(original) (raw)

I think the "why" in this case should be a bit deeper than that, because until recently, it's been somewhat unusual to cite the tools you use to create a paper.

I see three major reasons why people cite software packages, and the form of the citation would have different requirements for each one:

1\. Academic credit / Academic use metrics

The weird way that academia has evolved, academics are largely judged by their publications and how influential those publications are. A lot of the people who work on statistical and scientific python libraries are doing excellent and incredibly influential work, but that's largely invisible to the metrics used by funding and tenure committees, so there's been an effort do things like getting DOIs for libraries or publishing articles in journals like the journal of open source software: https://joss.theoj.org

Then you cite the libraries if you use them, and the people who contribute to the work can say, "Look I'm a regular contributor to this core library that is cited in 90% of papers". This seems less important to CPython, where the majority of core contributors (as far as I can tell) are not academics and have little use for high h-index papers. That said, even if no one involved cares about the academic credit, if every paper that used Python cited the language, it probably would provide useful metrics to the PSF and others interested in this.
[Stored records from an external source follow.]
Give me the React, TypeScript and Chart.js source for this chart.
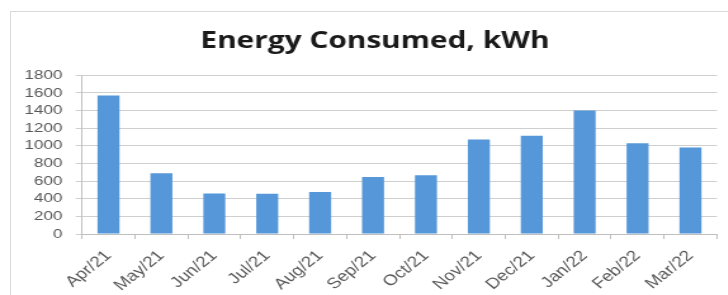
import React, { useEffect, useRef } from "react";
import { Chart, registerables } from "chart.js";

Chart.register(...registerables);

const categories = ["Apr/21", "May/21", "Jun/21", "Jul/21", "Aug/21", "Sep/21", "Oct/21", "Nov/21", "Dec/21", "Jan/22", "Feb/22", "Mar/22"];
const energyKWh = [1570, 690, 460, 455, 475, 645, 665, 1070, 1115, 1400, 1030, 980];
const yMin = 0;
const yMax = 1800;
const yStep = 200;
const titleText = "Energy Consumed, kWh";

const W = 592;
const H = 295;
const SX = 1.268;
const TITLE_LEFT = 26;

const titleShift = {
  id: "titleShift",
  afterLayout(chart: any) {
    const t = chart.titleBlock;
    if (t) {
      t.left = TITLE_LEFT;
    }
  },
};

export default function App() {
  const ref = useRef<HTMLCanvasElement | null>(null);

  useEffect(() => {
    const canvas = ref.current;
    if (!canvas) return;
    const chart = new Chart(canvas, {
      type: "bar",
      data: {
        labels: categories,
        datasets: [
          {
            label: titleText,
            data: energyKWh,
            backgroundColor: "#5597D8",
            borderWidth: 0,
            categoryPercentage: 1,
            barPercentage: 0.415,
          },
        ],
      },
      plugins: [titleShift],
      options: {
        responsive: false,
        animation: false,
        devicePixelRatio: 1,
        layout: { padding: { left: 0, right: 26.6, top: 0, bottom: 0 } },
        plugins: {
          legend: { display: false },
          tooltip: { enabled: false },
          title: {
            display: true,
            text: titleText,
            color: "#1a1a1a",
            font: { family: "'Open Sans', sans-serif", size: 23.5, weight: "bold" },
            padding: { top: 27, bottom: 20 },
          },
        },
        scales: {
          x: {
            offset: true,
            grid: { display: true, drawOnChartArea: false, drawTicks: true, tickLength: 5, offset: true, color: "#bfbfbf" },
            border: { display: true, color: "#bfbfbf" },
            ticks: {
              color: "#595959",
              font: { family: "'Liberation Sans', Arial, sans-serif", size: 15 },
              minRotation: 45,
              maxRotation: 45,
              autoSkip: false,
              padding: 8,
            },
            afterFit: (scale: any) => {
              scale.height = 61;
            },
          },
          y: {
            min: yMin,
            max: yMax,
            grid: { color: "#cfcfcf", tickLength: 5, drawTicks: true },
            border: { display: true, color: "#bfbfbf" },
            ticks: {
              stepSize: yStep,
              autoSkip: false,
              color: "#595959",
              font: { family: "'Liberation Sans', Arial, sans-serif", size: 13.5 },
              padding: 10.5,
              callback: (v: any) => String(v),
            },
            afterFit: (scale: any) => {
              scale.width = 64.7;
            },
          },
        },
      },
    });
    return () => chart.destroy();
  }, []);

  return (
    <div style={{ position: "absolute", left: 0, top: 0, width: 728, height: 295, overflow: "hidden", background: "#ffffff" }}>
      <div
        style={{
          position: "absolute",
          left: 10,
          top: 11,
          width: 760,
          height: 320,
          border: "1px solid #d9d9d9",
          boxSizing: "border-box",
        }}
      />
      <canvas
        ref={ref}
        width={W}
        height={H}
        style={{
          position: "absolute",
          left: 0,
          top: 0,
          width: W,
          height: H,
          transform: `scaleX(${SX})`,
          transformOrigin: "0 0",
        }}
      />
    </div>
  );
}
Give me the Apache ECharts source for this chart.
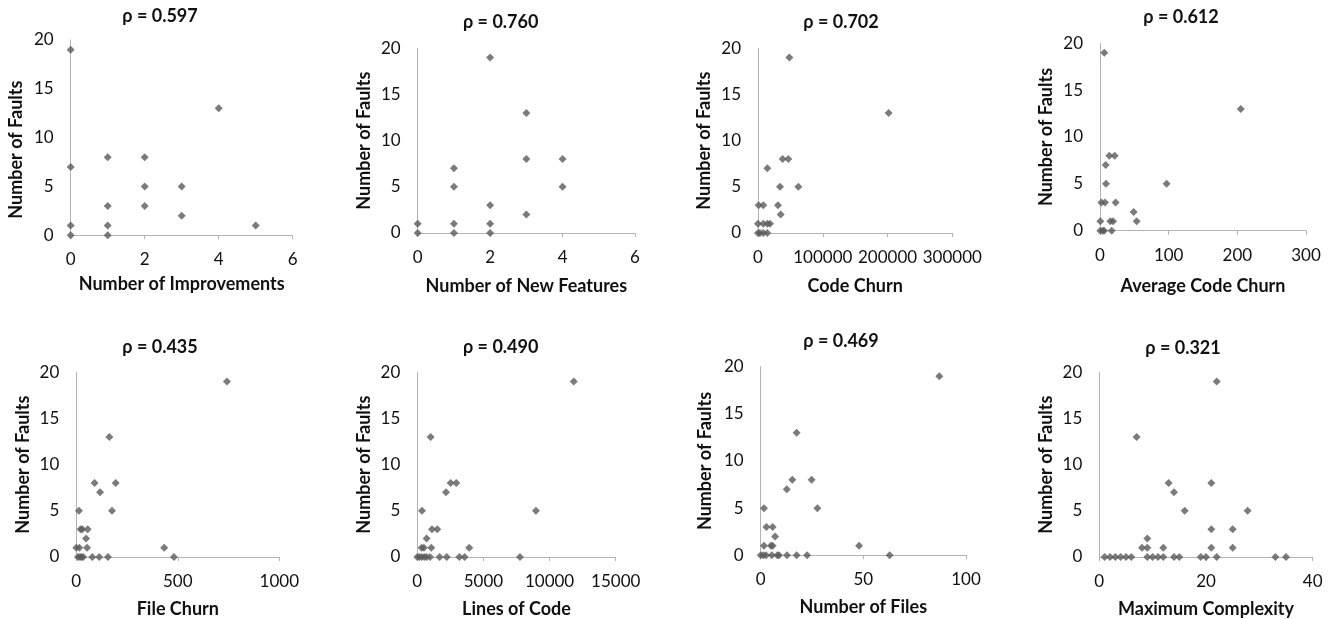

If all you want is a formal way to say "I used Python for this" as a citation so that it can be tracked, then a single DOI for the entire language should be sufficient.

2\. As a primary source or example for some claims

If you are writing an article about language design and you are referencing how Python handles async or scoping or unicode or something, you want to make it easy for your readers to see the context of your statement, to verify that it's true and to get more details than you might want to include as part of what may be a tangential mention in your paper. I have a sense that this is closer to the original reason people cited things in papers and books before citations became a metric for measuring influence - and subsequently a way to give credit for the source of ideas.

If this is why you are citing Python, you should probably be citing a specific sub-section of the language reference and/or documentation, and that citation should probably be versioned, since new features are added in every minor version, and the way some of these things are handled may change over time. In this case, a separate DOI for each minor version that points to the documentation as built by a specific commit or git tag or whatever would probably be ideal.

3\. To aid reproducibility

It won't go all the way towards reproducing your research, but given that Python is a living language that is always changing - both in implementation and the spec itself - to the extent that you have a "methods" section, it should probably include things like operating system version, CPython version and the versions of all libraries you used so that if someone is failing to replicate your results, they know how to build an environment where it should work.

If you want to include this information in the form of a citation, then I would think that you would not want to be both more granular - citing the specific interpreter you used (CPython, Jython, Pypy), the full version (3.6.6 rather than 3.6) and possibly even other factors like operating system, etc, and less granular in that you don't need to cite a specific subset of the interpreter (e.g. async), but just the interpreter as a whole.

--

My thoughts on the matter are that I think the CPython core dev team probably cares a lot less about #1 than, say, the R dev team, which is one reason why there's no clear way to cite "CPython" as a whole.

I think that #3 is a very laudable goal, but probably should be in some sort of "methods" section of the document being prepared rather than overloading citations for it, though having a standardized way to describe your Python setup (similar to, say, the pandas debugging feature \`pandas.show\_versions()\`) that is optimized for publication would probably be super helpful.

While #2 is probably only a small fraction of all the times where people would want to "cite CPython", I think it's probably the most important one, since it's performing a very specific function useful to the reader of the paper. It also seems not terribly difficult to come up with some guidance for unambiguously referencing sections of the documentation and/or language reference, and having "get a DOI for the documentation" be part of the release cycle.

Best,
Paul

P.S. I will also be at the NumFocus summit. It's been some time since I've been an academic, but hopefully there will be an interesting discussion about this there!

On 9/16/18 6:22 PM, Jacqueline Kazil wrote:

RE: Why cite Python….

I would say that in this paper — http://conference.scipy.org/proceedings/scipy2015/pdfs/jacqueline\_kazil.pdf, where we introduced a new library, we should have cited Python, because the library was based in Python. We were riding on the coattails of Python and if Python did not exist, then this library would not exist.

(taking this a level higher)
Just as someone doing research (a specific application) should cite the Mesa library. Without the good and bad that is Mesa, their research would have taken a different form.

Since my Ph.D is on Mesa, I will be citing Python there.

I think for more insight we can look at who has cited some of Guido’s stuff…
For example: https://scholar.google.com/scholar?cites=900267235435084077&as\_sdt=20005&sciodt=0,9&hl=en

Does that help?